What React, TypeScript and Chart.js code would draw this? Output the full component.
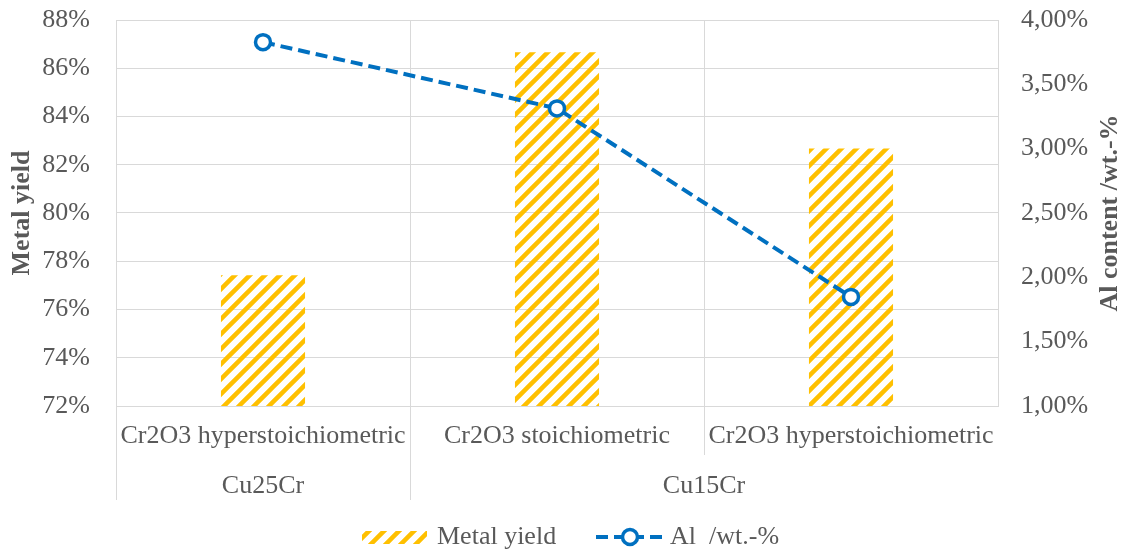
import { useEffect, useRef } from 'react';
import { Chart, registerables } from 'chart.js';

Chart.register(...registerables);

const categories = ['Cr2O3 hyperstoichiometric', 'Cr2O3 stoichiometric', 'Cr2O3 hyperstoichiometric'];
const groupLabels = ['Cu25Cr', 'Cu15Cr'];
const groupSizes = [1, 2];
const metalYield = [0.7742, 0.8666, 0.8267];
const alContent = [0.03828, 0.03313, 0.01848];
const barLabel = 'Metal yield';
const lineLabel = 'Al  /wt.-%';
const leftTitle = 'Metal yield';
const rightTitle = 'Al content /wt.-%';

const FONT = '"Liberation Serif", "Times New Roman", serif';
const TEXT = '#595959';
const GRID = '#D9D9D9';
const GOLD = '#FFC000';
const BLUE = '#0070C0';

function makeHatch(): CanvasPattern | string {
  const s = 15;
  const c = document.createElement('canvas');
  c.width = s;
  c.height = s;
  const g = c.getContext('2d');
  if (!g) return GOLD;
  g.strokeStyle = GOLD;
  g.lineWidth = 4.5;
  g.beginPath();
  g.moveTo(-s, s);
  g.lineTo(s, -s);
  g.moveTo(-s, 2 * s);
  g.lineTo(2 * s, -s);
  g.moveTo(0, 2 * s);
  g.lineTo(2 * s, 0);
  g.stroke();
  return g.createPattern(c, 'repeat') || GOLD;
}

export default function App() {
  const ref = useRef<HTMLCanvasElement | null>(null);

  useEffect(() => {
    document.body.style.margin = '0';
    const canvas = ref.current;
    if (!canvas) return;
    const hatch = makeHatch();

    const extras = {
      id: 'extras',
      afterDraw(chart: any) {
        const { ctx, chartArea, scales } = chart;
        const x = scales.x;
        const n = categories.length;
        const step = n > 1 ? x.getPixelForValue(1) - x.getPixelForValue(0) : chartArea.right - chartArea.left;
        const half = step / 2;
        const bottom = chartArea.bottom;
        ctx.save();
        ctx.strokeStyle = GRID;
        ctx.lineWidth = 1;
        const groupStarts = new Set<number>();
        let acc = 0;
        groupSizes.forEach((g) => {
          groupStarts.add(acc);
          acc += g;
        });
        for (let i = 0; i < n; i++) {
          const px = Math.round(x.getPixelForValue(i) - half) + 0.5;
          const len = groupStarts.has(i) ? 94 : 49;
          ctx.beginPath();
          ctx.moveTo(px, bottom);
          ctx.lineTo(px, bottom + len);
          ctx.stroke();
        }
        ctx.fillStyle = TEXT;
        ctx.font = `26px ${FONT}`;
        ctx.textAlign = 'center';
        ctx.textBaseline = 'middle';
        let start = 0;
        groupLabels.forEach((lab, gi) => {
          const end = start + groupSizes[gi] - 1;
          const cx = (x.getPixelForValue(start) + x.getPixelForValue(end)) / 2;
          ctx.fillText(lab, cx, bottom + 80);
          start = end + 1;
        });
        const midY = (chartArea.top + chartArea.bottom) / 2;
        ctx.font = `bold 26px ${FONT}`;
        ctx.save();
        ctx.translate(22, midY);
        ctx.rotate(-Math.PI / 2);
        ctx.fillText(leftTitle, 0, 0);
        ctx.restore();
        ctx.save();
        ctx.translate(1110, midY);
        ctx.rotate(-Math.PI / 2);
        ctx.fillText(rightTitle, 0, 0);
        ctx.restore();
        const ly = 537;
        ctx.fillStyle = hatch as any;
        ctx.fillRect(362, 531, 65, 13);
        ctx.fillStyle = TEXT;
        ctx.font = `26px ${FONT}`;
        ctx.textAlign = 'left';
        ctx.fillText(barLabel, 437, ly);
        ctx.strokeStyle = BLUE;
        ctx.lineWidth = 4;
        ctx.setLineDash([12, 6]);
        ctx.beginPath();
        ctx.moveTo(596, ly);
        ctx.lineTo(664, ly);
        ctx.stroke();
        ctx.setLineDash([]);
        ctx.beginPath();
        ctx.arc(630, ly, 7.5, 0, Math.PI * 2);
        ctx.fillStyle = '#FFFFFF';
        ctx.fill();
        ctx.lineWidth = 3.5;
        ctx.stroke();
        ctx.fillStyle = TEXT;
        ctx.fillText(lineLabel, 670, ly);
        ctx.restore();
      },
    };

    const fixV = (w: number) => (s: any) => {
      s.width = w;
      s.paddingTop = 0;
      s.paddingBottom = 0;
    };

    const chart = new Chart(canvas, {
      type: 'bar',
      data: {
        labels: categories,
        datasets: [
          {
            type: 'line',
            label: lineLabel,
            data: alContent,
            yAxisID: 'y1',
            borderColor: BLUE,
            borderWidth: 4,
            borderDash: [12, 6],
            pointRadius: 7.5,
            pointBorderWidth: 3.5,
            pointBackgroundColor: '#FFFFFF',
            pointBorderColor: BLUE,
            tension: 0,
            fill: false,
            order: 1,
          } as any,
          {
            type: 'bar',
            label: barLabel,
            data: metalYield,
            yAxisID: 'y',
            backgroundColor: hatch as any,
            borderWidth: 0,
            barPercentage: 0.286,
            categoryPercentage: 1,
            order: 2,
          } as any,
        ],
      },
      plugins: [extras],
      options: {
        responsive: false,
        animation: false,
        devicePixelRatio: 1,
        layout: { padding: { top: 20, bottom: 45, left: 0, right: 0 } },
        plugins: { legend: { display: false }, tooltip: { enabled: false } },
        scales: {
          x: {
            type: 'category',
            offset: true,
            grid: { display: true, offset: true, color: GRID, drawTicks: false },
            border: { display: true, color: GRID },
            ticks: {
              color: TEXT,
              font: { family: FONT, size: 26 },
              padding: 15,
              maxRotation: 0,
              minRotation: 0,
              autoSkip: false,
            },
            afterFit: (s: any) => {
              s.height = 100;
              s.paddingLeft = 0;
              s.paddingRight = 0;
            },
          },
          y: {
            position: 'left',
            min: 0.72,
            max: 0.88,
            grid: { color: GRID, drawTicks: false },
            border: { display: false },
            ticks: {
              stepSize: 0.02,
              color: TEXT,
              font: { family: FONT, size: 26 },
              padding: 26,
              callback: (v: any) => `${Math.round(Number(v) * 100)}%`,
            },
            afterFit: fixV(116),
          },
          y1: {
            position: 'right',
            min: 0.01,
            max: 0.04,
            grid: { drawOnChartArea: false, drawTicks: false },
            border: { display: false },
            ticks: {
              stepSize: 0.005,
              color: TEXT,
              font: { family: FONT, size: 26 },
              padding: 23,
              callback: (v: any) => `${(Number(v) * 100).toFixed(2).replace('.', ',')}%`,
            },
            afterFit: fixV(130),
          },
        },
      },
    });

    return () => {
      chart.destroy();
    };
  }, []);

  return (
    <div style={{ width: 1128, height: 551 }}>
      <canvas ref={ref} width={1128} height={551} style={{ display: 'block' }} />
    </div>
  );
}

(Brief)
The lines from the start of the data through the line that contains "Chart.register(...registerables);" are to be returned exactly, please, with both ends included and every picture left out.

(Correct output)
What React, TypeScript and Chart.js code would draw this? Output the full component.
import { useEffect, useRef } from 'react';
import { Chart, registerables } from 'chart.js';

Chart.register(...registerables);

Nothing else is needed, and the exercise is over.